Tanmay Mohanty, group CEO, Zenith India, says in a press release, “ Growing Internet penetration accelerated by operators such as Jio will significantly enhance digital adspends in India and give access to previously untapped markets. India has seen some fluidity in overall ad-expenditure but remains one of the fastest growing advertising markets globally. With the dust settling down on demonetisation and GST, we expect a measured recovery on ad spends. Consumer confidence is definitely on the rise. In 2018, Mobile Handsets, FMCG, Automobiles, BFSI, Travel & Tourism and Political Ads will drive up the pace on adspends.”

Growth rate for television is pegged at 9 per cent while newspapers will grow at 5 per cent. Radio will grow at 10 per cent, while cinema and out of home will grow at 5 per cent respectively.

Jonathan Barnard, head of forecasting and director of global intelligence, Zenith, says in a press release, “Internet advertising is the biggest advertising medium in the world and the biggest driver of growth.

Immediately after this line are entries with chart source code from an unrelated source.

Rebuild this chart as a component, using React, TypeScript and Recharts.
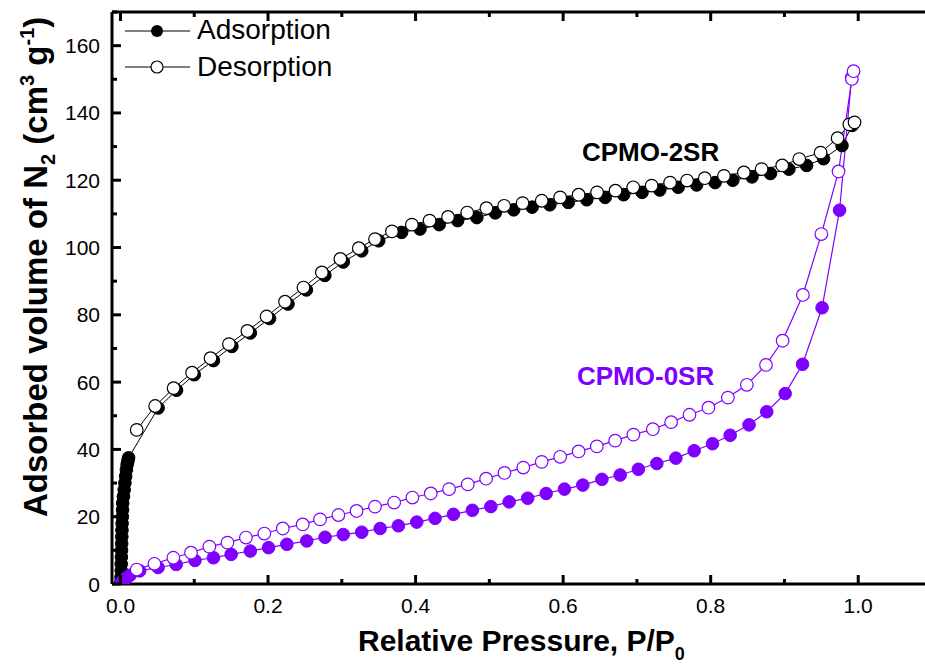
import React from "react";
import { LineChart, Line, XAxis, YAxis } from "recharts";

const PURPLE = "#8000ff";
const FONT = "'Liberation Sans', Arial, sans-serif";

// [P/P0, adsorbed volume]
const ads2SR: [number, number][] = [
  [0.0005, 0.5], [0.0008, 2], [0.001, 4], [0.001, 6], [0.0012, 8], [0.0014, 10],
  [0.0016, 12], [0.0018, 14], [0.002, 16], [0.0022, 18], [0.0025, 20], [0.0028, 22],
  [0.003, 24], [0.004, 26], [0.005, 28], [0.006, 30], [0.007, 32], [0.008, 34],
  [0.009, 35.5], [0.010, 36.5], [0.011, 37.5],
  [0.051, 52.3], [0.076, 57.6], [0.1, 62.2], [0.126, 66.4], [0.151, 70.6], [0.176, 74.6],
  [0.202, 78.9], [0.227, 83.2], [0.252, 87.4], [0.277, 91.7], [0.302, 95.7], [0.327, 99.0],
  [0.35, 102.0], [0.381, 104.5], [0.406, 105.5], [0.432, 106.8], [0.457, 108.0],
  [0.483, 108.9], [0.508, 110.3], [0.533, 111.2], [0.558, 112.0], [0.582, 112.7],
  [0.607, 113.4], [0.632, 114.2], [0.657, 114.9], [0.682, 115.7], [0.707, 116.4],
  [0.731, 117.1], [0.756, 117.9], [0.781, 118.6], [0.806, 119.3], [0.83, 120.0],
  [0.856, 121.0], [0.881, 122.0], [0.906, 123.3], [0.93, 124.4], [0.953, 126.4],
  [0.978, 130.3], [0.992, 136.3],
];

const des2SR: [number, number][] = [
  [0.022, 45.8], [0.047, 52.9], [0.072, 58.2], [0.097, 62.8], [0.122, 67.1], [0.147, 71.3],
  [0.172, 75.2], [0.198, 79.5], [0.223, 83.9], [0.248, 88.1], [0.273, 92.6], [0.298, 96.6],
  [0.323, 99.8], [0.345, 102.5], [0.368, 104.8], [0.395, 106.8], [0.419, 108.0],
  [0.444, 109.1], [0.47, 110.4], [0.496, 111.7], [0.52, 112.4], [0.545, 113.2],
  [0.571, 113.9], [0.596, 114.9], [0.621, 115.7], [0.646, 116.4], [0.671, 116.9],
  [0.695, 117.9], [0.72, 118.4], [0.745, 119.3], [0.768, 119.9], [0.792, 120.6],
  [0.818, 121.3], [0.845, 122.3], [0.869, 123.3], [0.897, 124.4], [0.92, 126.3],
  [0.949, 128.2], [0.972, 132.5], [0.988, 136.6], [0.995, 137.2],
];

const ads0SR: [number, number][] = [
  [0.001, 0.4], [0.004, 1.0], [0.008, 1.8], [0.013, 2.6], [0.026, 3.9],
  [0.051, 4.9], [0.0755, 5.8], [0.101, 7.0], [0.126, 7.8], [0.15, 8.8], [0.176, 9.8],
  [0.2007, 10.8], [0.2255, 11.8], [0.2525, 12.8], [0.2773, 13.9], [0.302, 14.7],
  [0.327, 15.4], [0.352, 16.5], [0.3767, 17.3], [0.4016, 18.4], [0.4264, 19.5],
  [0.4513, 20.7], [0.477, 21.9], [0.502, 23.0], [0.5268, 24.4], [0.552, 25.5],
  [0.577, 26.9], [0.6018, 28.2], [0.6267, 29.4], [0.6525, 31.1], [0.6773, 32.4],
  [0.702, 34.1], [0.727, 35.8], [0.7528, 37.4], [0.7776, 39.6], [0.8025, 41.7],
  [0.8264, 44.2], [0.852, 47.3], [0.876, 51.2], [0.901, 56.6], [0.9245, 65.3],
  [0.951, 82.1], [0.9747, 111.1], [0.991, 150.5],
];

const des0SR: [number, number][] = [
  [0.022, 4.3], [0.046, 6.0], [0.0716, 7.8], [0.0956, 9.3], [0.1205, 11.1], [0.145, 12.3],
  [0.17, 13.8], [0.195, 15.0], [0.22, 16.5], [0.247, 17.7], [0.2705, 19.2], [0.2954, 20.5],
  [0.32, 21.7], [0.345, 23.0], [0.371, 24.2], [0.3957, 25.7], [0.4206, 26.9],
  [0.4454, 28.2], [0.4707, 29.6], [0.4956, 31.3], [0.5205, 33.0], [0.546, 34.6],
  [0.571, 36.3], [0.596, 37.8], [0.621, 39.4], [0.6457, 40.9], [0.6705, 42.6],
  [0.6953, 44.4], [0.7216, 46.0], [0.7464, 48.1], [0.7713, 50.3], [0.797, 52.4],
  [0.8233, 55.4], [0.849, 59.2], [0.875, 65.1], [0.8975, 72.3], [0.925, 85.9],
  [0.95, 104.0], [0.9733, 122.6], [0.9914, 150.1], [0.9937, 152.4],
];

const xTicks = [0, 0.1, 0.2, 0.3, 0.4, 0.5, 0.6, 0.7, 0.8, 0.9, 1.0, 1.1];
const yTicks = [0, 10, 20, 30, 40, 50, 60, 70, 80, 90, 100, 110, 120, 130, 140, 150, 160, 170];

const toRows = (pts: [number, number][]) => pts.map(([p, v]) => ({ p, v }));

const isMajorX = (v: number) => Math.abs(v * 5 - Math.round(v * 5)) < 1e-6;

const BottomTick = (props: any) => {
  const { x, y, payload } = props;
  const major = isMajorX(payload.value);
  return (
    <g>
      <line x1={x} x2={x} y1={y} y2={y - (major ? 9 : 5)} stroke="#000" strokeWidth={3} />
      {major && (
        <text x={x} y={y + 29} textAnchor="middle" fontSize={21} fontFamily={FONT} fill="#000">
          {payload.value.toFixed(1)}
        </text>
      )}
    </g>
  );
};

const TopTick = (props: any) => {
  const { x, y, payload } = props;
  const major = isMajorX(payload.value);
  return <line x1={x} x2={x} y1={y} y2={y + (major ? 9 : 5)} stroke="#000" strokeWidth={3} />;
};

const LeftTick = (props: any) => {
  const { x, y, payload } = props;
  const major = payload.value % 20 === 0;
  return (
    <g>
      <line x1={x} x2={x + (major ? 9 : 5)} y1={y} y2={y} stroke="#000" strokeWidth={3} />
      {major && payload.value <= 160 && (
        <text x={x - 12} y={y + 7.5} textAnchor="end" fontSize={21} fontFamily={FONT} fill="#000">
          {payload.value}
        </text>
      )}
    </g>
  );
};

export default function App() {
  const dotFilled = (c: string) => ({ r: 6.3, fill: c, stroke: c, strokeWidth: 1 });
  const dotOpen = (c: string) => ({ r: 6.3, fill: "#fff", stroke: c, strokeWidth: 1.2 });

  return (
    <div style={{ position: "fixed", left: 0, top: 0, width: 925, height: 665, overflow: "hidden", background: "#fff" }}>
      <LineChart width={960} height={665} margin={{ top: 2, right: 28, bottom: 51, left: 82 }}>
        <XAxis
          type="number"
          dataKey="p"
          domain={[-0.0115, 1.1]}
          ticks={xTicks}
          interval={0}
          height={30}
          tickSize={0}
          tickMargin={0}
          tick={<BottomTick />}
          axisLine={{ stroke: "#000", strokeWidth: 3 }}
          allowDataOverflow
        />
        <XAxis
          xAxisId="top"
          orientation="top"
          type="number"
          dataKey="p"
          domain={[-0.0115, 1.1]}
          ticks={xTicks}
          interval={0}
          height={10}
          tickSize={0}
          tickMargin={0}
          tick={<TopTick />}
          axisLine={{ stroke: "#000", strokeWidth: 3 }}
          allowDataOverflow
        />
        <YAxis
          type="number"
          domain={[0, 170]}
          ticks={yTicks}
          interval={0}
          width={30}
          tickSize={0}
          tickMargin={0}
          tick={<LeftTick />}
          axisLine={{ stroke: "#000", strokeWidth: 3 }}
          allowDataOverflow
        />
        <Line data={toRows(ads2SR)} dataKey="v" stroke="#000" strokeWidth={1} dot={dotFilled("#000")} activeDot={false} isAnimationActive={false} />
        <Line data={toRows(des2SR)} dataKey="v" stroke="#000" strokeWidth={1} dot={dotOpen("#000")} activeDot={false} isAnimationActive={false} />
        <Line data={toRows(ads0SR)} dataKey="v" stroke={PURPLE} strokeWidth={1.2} dot={dotFilled(PURPLE)} activeDot={false} isAnimationActive={false} />
        <Line data={toRows(des0SR)} dataKey="v" stroke={PURPLE} strokeWidth={1.2} dot={dotOpen(PURPLE)} activeDot={false} isAnimationActive={false} />
      </LineChart>

      <svg width={925} height={665} style={{ position: "absolute", left: 0, top: 0, pointerEvents: "none" }} fontFamily={FONT}>
        {/* legend */}
        <line x1={125} x2={190} y1={31} y2={31} stroke="#000" strokeWidth={1} />
        <circle cx={157} cy={31} r={6} fill="#000" />
        <text x={197} y={39} fontSize={28} fill="#000">Adsorption</text>
        <line x1={125} x2={190} y1={67} y2={67} stroke="#000" strokeWidth={1} />
        <circle cx={157} cy={67} r={6} fill="#fff" stroke="#000" strokeWidth={1.2} />
        <text x={197} y={76} fontSize={28} fill="#000">Desorption</text>

        {/* series labels */}
        <text x={582} y={161} fontSize={26} fontWeight="bold" fill="#000">CPMO-2SR</text>
        <text x={577} y={385} fontSize={26} fontWeight="bold" fill={PURPLE}>CPMO-0SR</text>

        {/* axis titles */}
        <text x={358} y={651} fontSize={30} fontWeight="bold" fill="#000">
          Relative Pressure, P/P<tspan fontSize={18} dy={9}>0</tspan>
        </text>
        <text x={47} y={517} fontSize={33} fontWeight="bold" fill="#000" transform="rotate(-90, 47, 517)">
          Adsorbed volume of N<tspan fontSize={20} dy={8}>2</tspan>
          <tspan dy={-8}> (cm</tspan>
          <tspan fontSize={20} dy={-13}>3</tspan>
          <tspan dy={13}> g</tspan>
          <tspan fontSize={20} dy={-13}>-1</tspan>
          <tspan dy={13}>)</tspan>
        </text>
      </svg>
    </div>
  );
}
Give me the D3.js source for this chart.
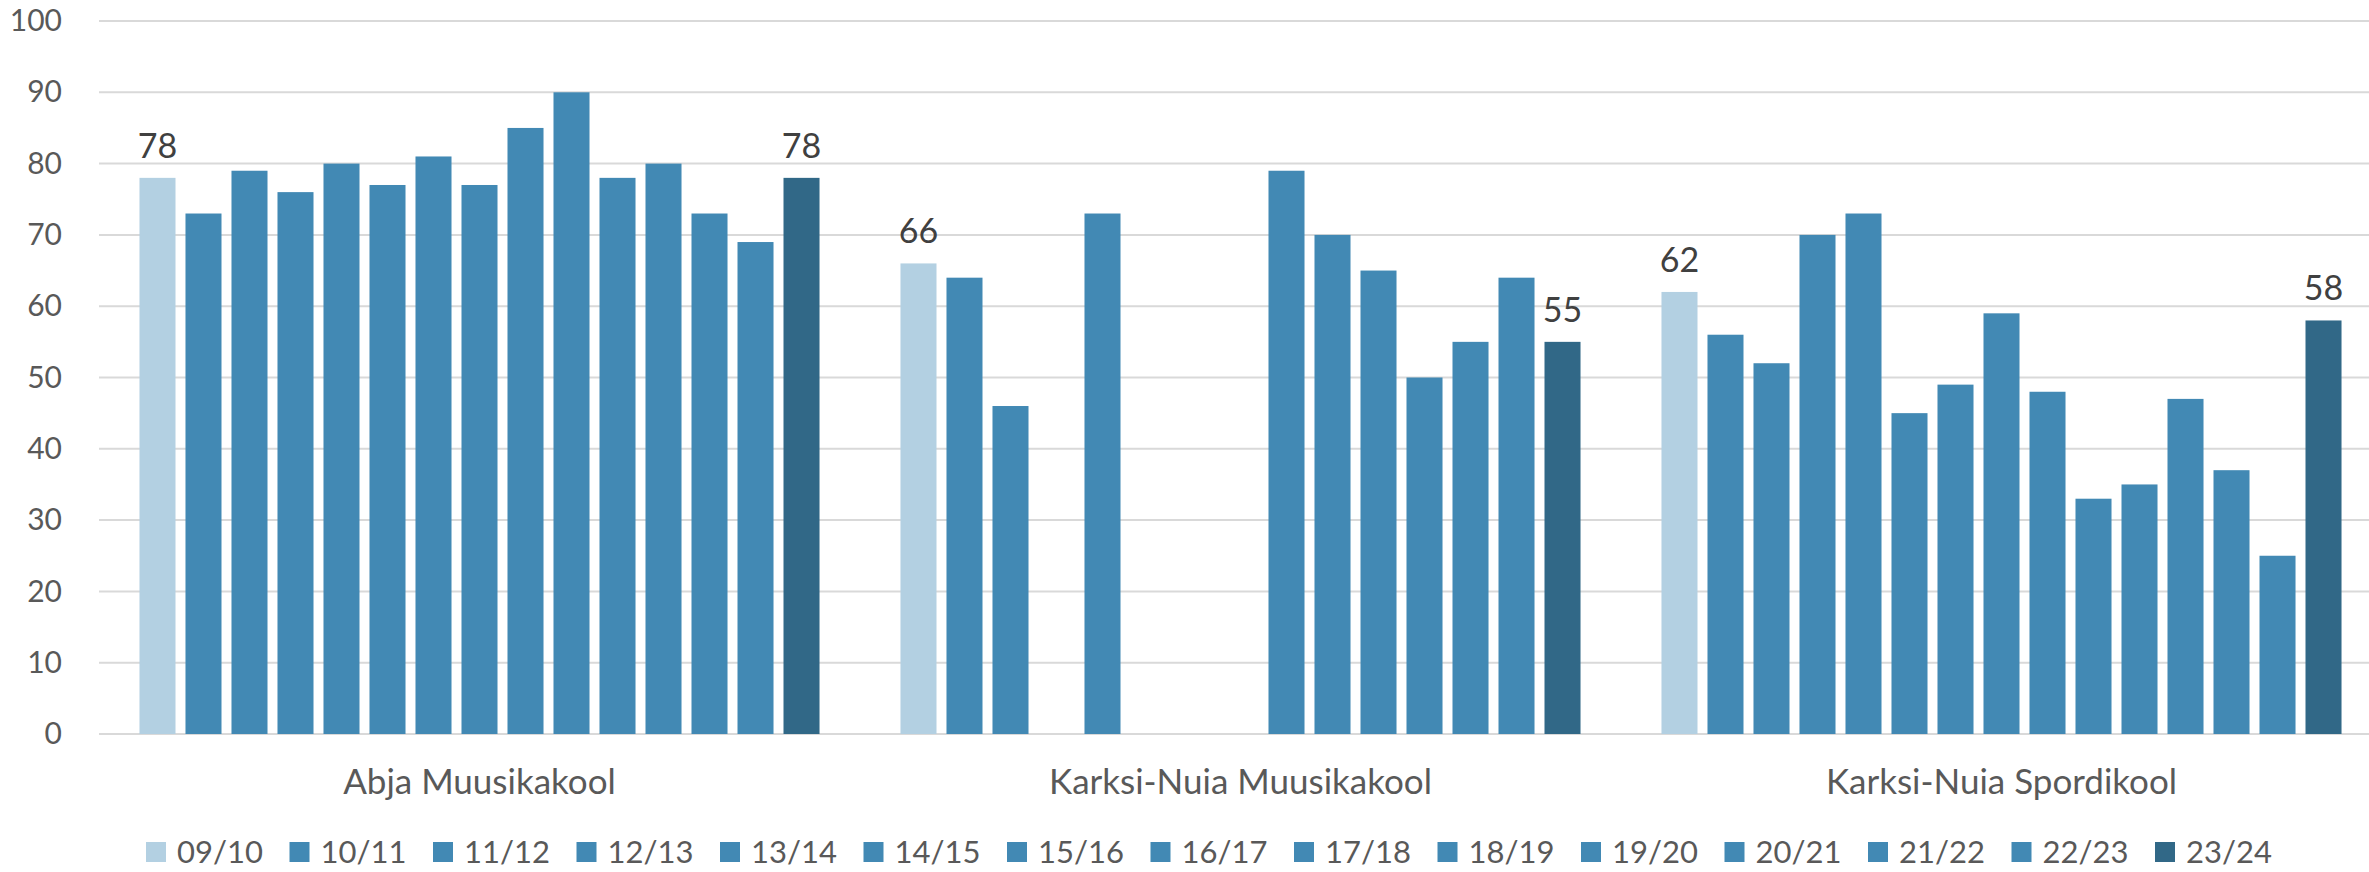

Our unique research shows that brands are starting to use it effectively after struggling to adapt over the last few years.”

*Brand experience is a combination of two factors: reach (how likely consumers are to encounter brand messages at each touchpoint) and influence (how likely each message is to consumer attitudes or behaviour). It covers all touchpoints across paid, owned and earned media, but because we were comparing it to advertising expenditure, here we measured only the brand experience of paid media.

Touchpoints ROI Tracker is Publicis Media’s brand contact measurement and planning tool, based on more than 9,50,000 consumer interviews since 2004.